— Problem details —
Below is a listing; write it out exactly and drop any images from it.

— Data segment —
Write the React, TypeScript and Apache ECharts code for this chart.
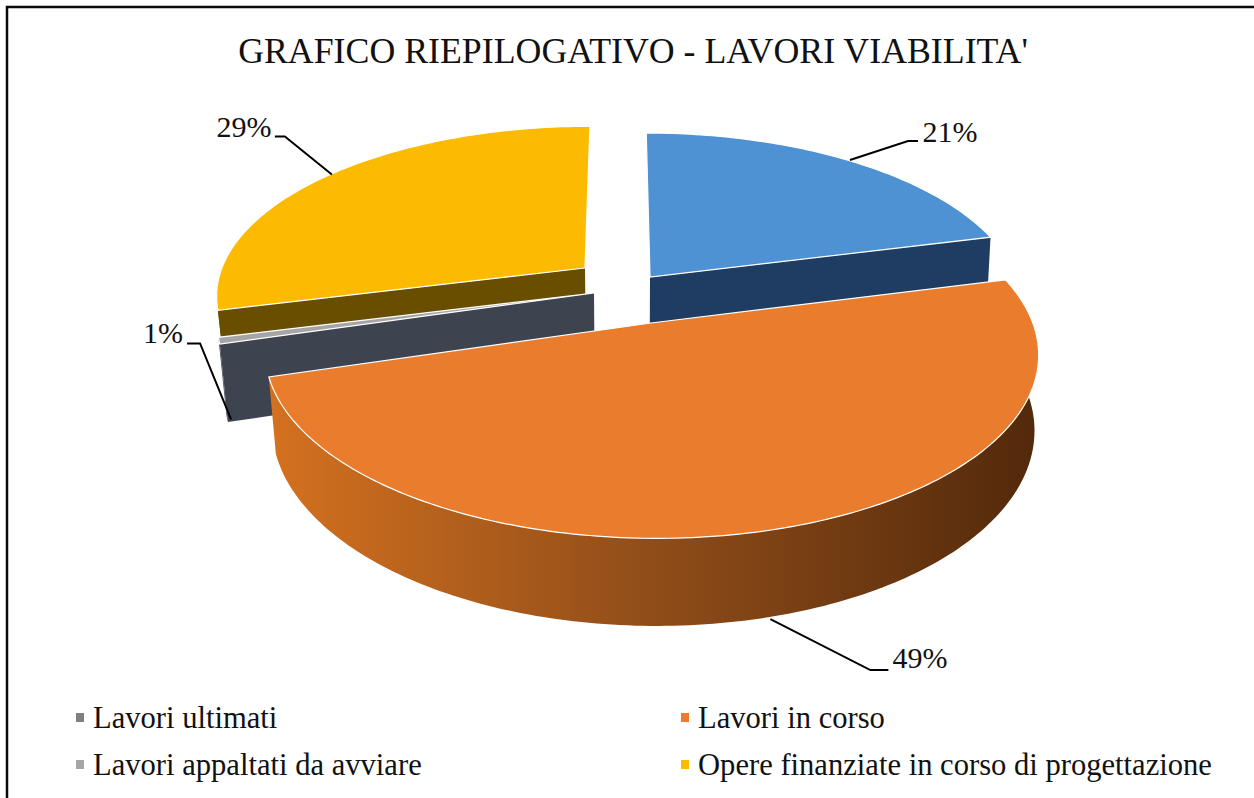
import React, { useEffect, useRef } from "react";
import * as echarts from "echarts";

const title = "GRAFICO RIEPILOGATIVO - LAVORI VIABILITA'";
const sliceOrder = ["Lavori ultimati", "Lavori in corso", "Lavori appaltati da avviare", "Opere finanziate in corso di progettazione"];
const sliceValues = [21, 49.4, 0.6, 29];
const sliceColors = ["#4f92d3", "#e97c2d", "#a5a5a5", "#fcbb00"];
const faceColors = ["#1f3d63", "#7a3f12", "#3d4450", "#6a4e00"];
const legendColors = ["#808080", "#e97c2d", "#a5a5a5", "#fcbb00"];

// layout of the tilted pie (projection and exploded apex of each slice)
const VX = 622, VY = -800, H = 1100, P = 0.1576, F = 374, CL = 0.02, CR = 0.01;
const thickness = [72, 72, 75, 72];
const apexes: [number, number][] = [[650, 277], [651, 323], [594, 293], [585, 268]];
const leaders: number[][][] = [
  [[58, -19], [68, -19]],
  [[100, 51], [118, 51]],
  [[-31, -76], [-44, -76]],
  [[-47, -38], [-57, -38]],
];
const leaderShift: [number, number][] = [[3, 0], [-5, 3], [4, 1], [6, -2]];
const labelPos: [number, number][] = [[950, 131], [920, 657], [163, 332], [244, 126]];

const total = sliceValues.reduce((a, b) => a + b, 0);
const starts: number[] = [];
sliceValues.reduce((acc, v, i) => { starts[i] = acc; return acc + (v / total) * 360; }, 0);

function project(i: number, u: number, v: number): [number, number] {
  const [ax, ay] = apexes[i];
  const wa = H / (ay - VY);
  const Ua = (ax - VX) * wa;
  const Va = (wa - 1) / P;
  const w = 1 + P * (Va + v);
  return [VX + (Ua + F * u) / w, VY + H / w];
}
function depth(i: number, v: number): number {
  const wa = H / (apexes[i][1] - VY);
  return wa + P * v;
}
function drop(i: number, p: [number, number], v: number): [number, number] {
  const c = p[0] > VX ? CR : CL;
  return [VX + (p[0] - VX) * (1 - c), p[1] + thickness[i] / depth(i, v)];
}
function rim(i: number, deg: number): [number, number] {
  const a = (deg * Math.PI) / 180;
  return project(i, Math.sin(a), Math.cos(a));
}
function rimDown(i: number, deg: number): [number, number] {
  const a = (deg * Math.PI) / 180;
  return drop(i, rim(i, deg), Math.cos(a));
}
function arc(from: number, to: number, fn: (d: number) => [number, number]) {
  const out: [number, number][] = [];
  const n = Math.max(2, Math.ceil(Math.abs(to - from)));
  for (let k = 0; k <= n; k++) out.push(fn(from + ((to - from) * k) / n));
  return out;
}

function renderSlice(i: number) {
  return (_params: any, api: any) => {
    const start = starts[i];
    const end = start + (api.value(0) / total) * 360;
    const children: any[] = [];
    const apex = project(i, 0, 0);
    const apexDown = drop(i, apex, 0);
    // radial cut face turned to the viewer
    const faceDeg = i === 0 ? end : i === 1 ? null : start;
    if (faceDeg !== null) {
      children.push({
        type: "polygon",
        shape: { points: [apex, rim(i, faceDeg), rimDown(i, faceDeg), apexDown] },
        style: { fill: faceColors[i] },
      });
    }
    // outer wall, for the part of the rim that faces the viewer
    const wf = Math.max(start, 90), wt = Math.min(end, 270);
    if (wt > wf) {
      const fill = i === 1
        ? new echarts.graphic.LinearGradient(0, 0, 1, 0, [
            { offset: 0, color: "#d4711f" },
            { offset: 0.45, color: "#96501a" },
            { offset: 1, color: "#52290b" },
          ])
        : faceColors[i];
      children.push({
        type: "polygon",
        shape: { points: [...arc(wf, wt, (d) => rim(i, d)), ...arc(wt, wf, (d) => rimDown(i, d))] },
        style: { fill },
      });
    }
    // top surface
    children.push({
      type: "polygon",
      shape: { points: [apex, ...arc(start, end, (d) => rim(i, d))] },
      style: { fill: sliceColors[i], stroke: "#ffffff", lineWidth: 1.2, lineJoin: "miter" },
    });
    // leader + percentage label
    const mid = (start + end) / 2;
    const anchor = i === 0 || i === 3 ? rim(i, mid) : rimDown(i, mid);
    const a0: [number, number] = [anchor[0] + leaderShift[i][0], anchor[1] + leaderShift[i][1]];
    children.push({
      type: "polyline",
      shape: { points: [a0, ...leaders[i].map((o) => [a0[0] + o[0], a0[1] + o[1]])] },
      style: { stroke: "#000000", lineWidth: 2, fill: "none" },
    });
    children.push({
      type: "text",
      style: {
        text: `${Math.round(api.value(0))}%`,
        x: labelPos[i][0],
        y: labelPos[i][1],
        fill: "#111111",
        font: '30px "Liberation Serif"',
        align: "center",
        verticalAlign: "middle",
      },
    });
    return { type: "group", children };
  };
}

const drawOrder = [3, 0, 2, 1];

export default function App() {
  const ref = useRef<HTMLDivElement>(null);
  useEffect(() => {
    document.body.style.margin = "0";
    document.body.style.background = "#ffffff";
    const chart = echarts.init(ref.current!, undefined, { renderer: "svg" });
    const legendStyle = {
      orient: "vertical" as const,
      icon: "rect",
      itemWidth: 8,
      itemHeight: 9,
      itemGap: 16,
      top: 697,
      textStyle: { fontFamily: "Liberation Serif", fontSize: 30.6, color: "#111111", padding: [0, 0, 0, 4] },
    };
    chart.setOption({
      animation: false,
      backgroundColor: "#ffffff",
      title: {
        text: title,
        left: 628,
        top: 28,
        textAlign: "center",
        textStyle: { fontFamily: "Liberation Serif", fontSize: 35.8, fontWeight: "normal", color: "#111111" },
      },
      legend: [
        { ...legendStyle, left: 71, data: [0, 2].map((i) => ({ name: sliceOrder[i], itemStyle: { color: legendColors[i] } })) },
        { ...legendStyle, left: 676, data: [1, 3].map((i) => ({ name: sliceOrder[i], itemStyle: { color: legendColors[i] } })) },
      ],
      graphic: [
        {
          type: "polyline",
          silent: true,
          shape: { points: [[7, 798], [7, 7], [1254, 7]] },
          style: { fill: "none", stroke: "#0a0a0a", lineWidth: 2.5 },
        },
      ],
      series: drawOrder.map((i, z) => ({
        type: "custom",
        name: sliceOrder[i],
        coordinateSystem: "none",
        z: z + 2,
        itemStyle: { color: legendColors[i] },
        data: [[sliceValues[i]]],
        renderItem: renderSlice(i),
      })),
    });
    return () => chart.dispose();
  }, []);
  return <div ref={ref} style={{ position: "fixed", left: 0, top: 0, width: 1254, height: 798 }} />;
}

— Final answer —
Write the React, TypeScript and Apache ECharts code for this chart.
import React, { useEffect, useRef } from "react";
import * as echarts from "echarts";

const title = "GRAFICO RIEPILOGATIVO - LAVORI VIABILITA'";
const sliceOrder = ["Lavori ultimati", "Lavori in corso", "Lavori appaltati da avviare", "Opere finanziate in corso di progettazione"];
const sliceValues = [21, 49.4, 0.6, 29];
const sliceColors = ["#4f92d3", "#e97c2d", "#a5a5a5", "#fcbb00"];
const faceColors = ["#1f3d63", "#7a3f12", "#3d4450", "#6a4e00"];
const legendColors = ["#808080", "#e97c2d", "#a5a5a5", "#fcbb00"];

// layout of the tilted pie (projection and exploded apex of each slice)
const VX = 622, VY = -800, H = 1100, P = 0.1576, F = 374, CL = 0.02, CR = 0.01;
const thickness = [72, 72, 75, 72];
const apexes: [number, number][] = [[650, 277], [651, 323], [594, 293], [585, 268]];
const leaders: number[][][] = [
  [[58, -19], [68, -19]],
  [[100, 51], [118, 51]],
  [[-31, -76], [-44, -76]],
  [[-47, -38], [-57, -38]],
];
const leaderShift: [number, number][] = [[3, 0], [-5, 3], [4, 1], [6, -2]];
const labelPos: [number, number][] = [[950, 131], [920, 657], [163, 332], [244, 126]];

const total = sliceValues.reduce((a, b) => a + b, 0);
const starts: number[] = [];
sliceValues.reduce((acc, v, i) => { starts[i] = acc; return acc + (v / total) * 360; }, 0);

function project(i: number, u: number, v: number): [number, number] {
  const [ax, ay] = apexes[i];
  const wa = H / (ay - VY);
  const Ua = (ax - VX) * wa;
  const Va = (wa - 1) / P;
  const w = 1 + P * (Va + v);
  return [VX + (Ua + F * u) / w, VY + H / w];
}
function depth(i: number, v: number): number {
  const wa = H / (apexes[i][1] - VY);
  return wa + P * v;
}
function drop(i: number, p: [number, number], v: number): [number, number] {
  const c = p[0] > VX ? CR : CL;
  return [VX + (p[0] - VX) * (1 - c), p[1] + thickness[i] / depth(i, v)];
}
function rim(i: number, deg: number): [number, number] {
  const a = (deg * Math.PI) / 180;
  return project(i, Math.sin(a), Math.cos(a));
}
function rimDown(i: number, deg: number): [number, number] {
  const a = (deg * Math.PI) / 180;
  return drop(i, rim(i, deg), Math.cos(a));
}
function arc(from: number, to: number, fn: (d: number) => [number, number]) {
  const out: [number, number][] = [];
  const n = Math.max(2, Math.ceil(Math.abs(to - from)));
  for (let k = 0; k <= n; k++) out.push(fn(from + ((to - from) * k) / n));
  return out;
}

function renderSlice(i: number) {
  return (_params: any, api: any) => {
    const start = starts[i];
    const end = start + (api.value(0) / total) * 360;
    const children: any[] = [];
    const apex = project(i, 0, 0);
    const apexDown = drop(i, apex, 0);
    // radial cut face turned to the viewer
    const faceDeg = i === 0 ? end : i === 1 ? null : start;
    if (faceDeg !== null) {
      children.push({
        type: "polygon",
        shape: { points: [apex, rim(i, faceDeg), rimDown(i, faceDeg), apexDown] },
        style: { fill: faceColors[i] },
      });
    }
    // outer wall, for the part of the rim that faces the viewer
    const wf = Math.max(start, 90), wt = Math.min(end, 270);
    if (wt > wf) {
      const fill = i === 1
        ? new echarts.graphic.LinearGradient(0, 0, 1, 0, [
            { offset: 0, color: "#d4711f" },
            { offset: 0.45, color: "#96501a" },
            { offset: 1, color: "#52290b" },
          ])
        : faceColors[i];
      children.push({
        type: "polygon",
        shape: { points: [...arc(wf, wt, (d) => rim(i, d)), ...arc(wt, wf, (d) => rimDown(i, d))] },
        style: { fill },
      });
    }
    // top surface
    children.push({
      type: "polygon",
      shape: { points: [apex, ...arc(start, end, (d) => rim(i, d))] },
      style: { fill: sliceColors[i], stroke: "#ffffff", lineWidth: 1.2, lineJoin: "miter" },
    });
    // leader + percentage label
    const mid = (start + end) / 2;
    const anchor = i === 0 || i === 3 ? rim(i, mid) : rimDown(i, mid);
    const a0: [number, number] = [anchor[0] + leaderShift[i][0], anchor[1] + leaderShift[i][1]];
    children.push({
      type: "polyline",
      shape: { points: [a0, ...leaders[i].map((o) => [a0[0] + o[0], a0[1] + o[1]])] },
      style: { stroke: "#000000", lineWidth: 2, fill: "none" },
    });
    children.push({
      type: "text",
      style: {
        text: `${Math.round(api.value(0))}%`,
        x: labelPos[i][0],
        y: labelPos[i][1],
        fill: "#111111",
        font: '30px "Liberation Serif"',
        align: "center",
        verticalAlign: "middle",
      },
    });
    return { type: "group", children };
  };
}

const drawOrder = [3, 0, 2, 1];

export default function App() {
  const ref = useRef<HTMLDivElement>(null);
  useEffect(() => {
    document.body.style.margin = "0";
    document.body.style.background = "#ffffff";
    const chart = echarts.init(ref.current!, undefined, { renderer: "svg" });
    const legendStyle = {
      orient: "vertical" as const,
      icon: "rect",
      itemWidth: 8,
      itemHeight: 9,
      itemGap: 16,
      top: 697,
      textStyle: { fontFamily: "Liberation Serif", fontSize: 30.6, color: "#111111", padding: [0, 0, 0, 4] },
    };
    chart.setOption({
      animation: false,
      backgroundColor: "#ffffff",
      title: {
        text: title,
        left: 628,
        top: 28,
        textAlign: "center",
        textStyle: { fontFamily: "Liberation Serif", fontSize: 35.8, fontWeight: "normal", color: "#111111" },
      },
      legend: [
        { ...legendStyle, left: 71, data: [0, 2].map((i) => ({ name: sliceOrder[i], itemStyle: { color: legendColors[i] } })) },
        { ...legendStyle, left: 676, data: [1, 3].map((i) => ({ name: sliceOrder[i], itemStyle: { color: legendColors[i] } })) },
      ],
      graphic: [
        {
          type: "polyline",
          silent: true,
          shape: { points: [[7, 798], [7, 7], [1254, 7]] },
          style: { fill: "none", stroke: "#0a0a0a", lineWidth: 2.5 },
        },
      ],
      series: drawOrder.map((i, z) => ({
        type: "custom",
        name: sliceOrder[i],
        coordinateSystem: "none",
        z: z + 2,
        itemStyle: { color: legendColors[i] },
        data: [[sliceValues[i]]],
        renderItem: renderSlice(i),
      })),
    });
    return () => chart.dispose();
  }, []);
  return <div ref={ref} style={{ position: "fixed", left: 0, top: 0, width: 1254, height: 798 }} />;
}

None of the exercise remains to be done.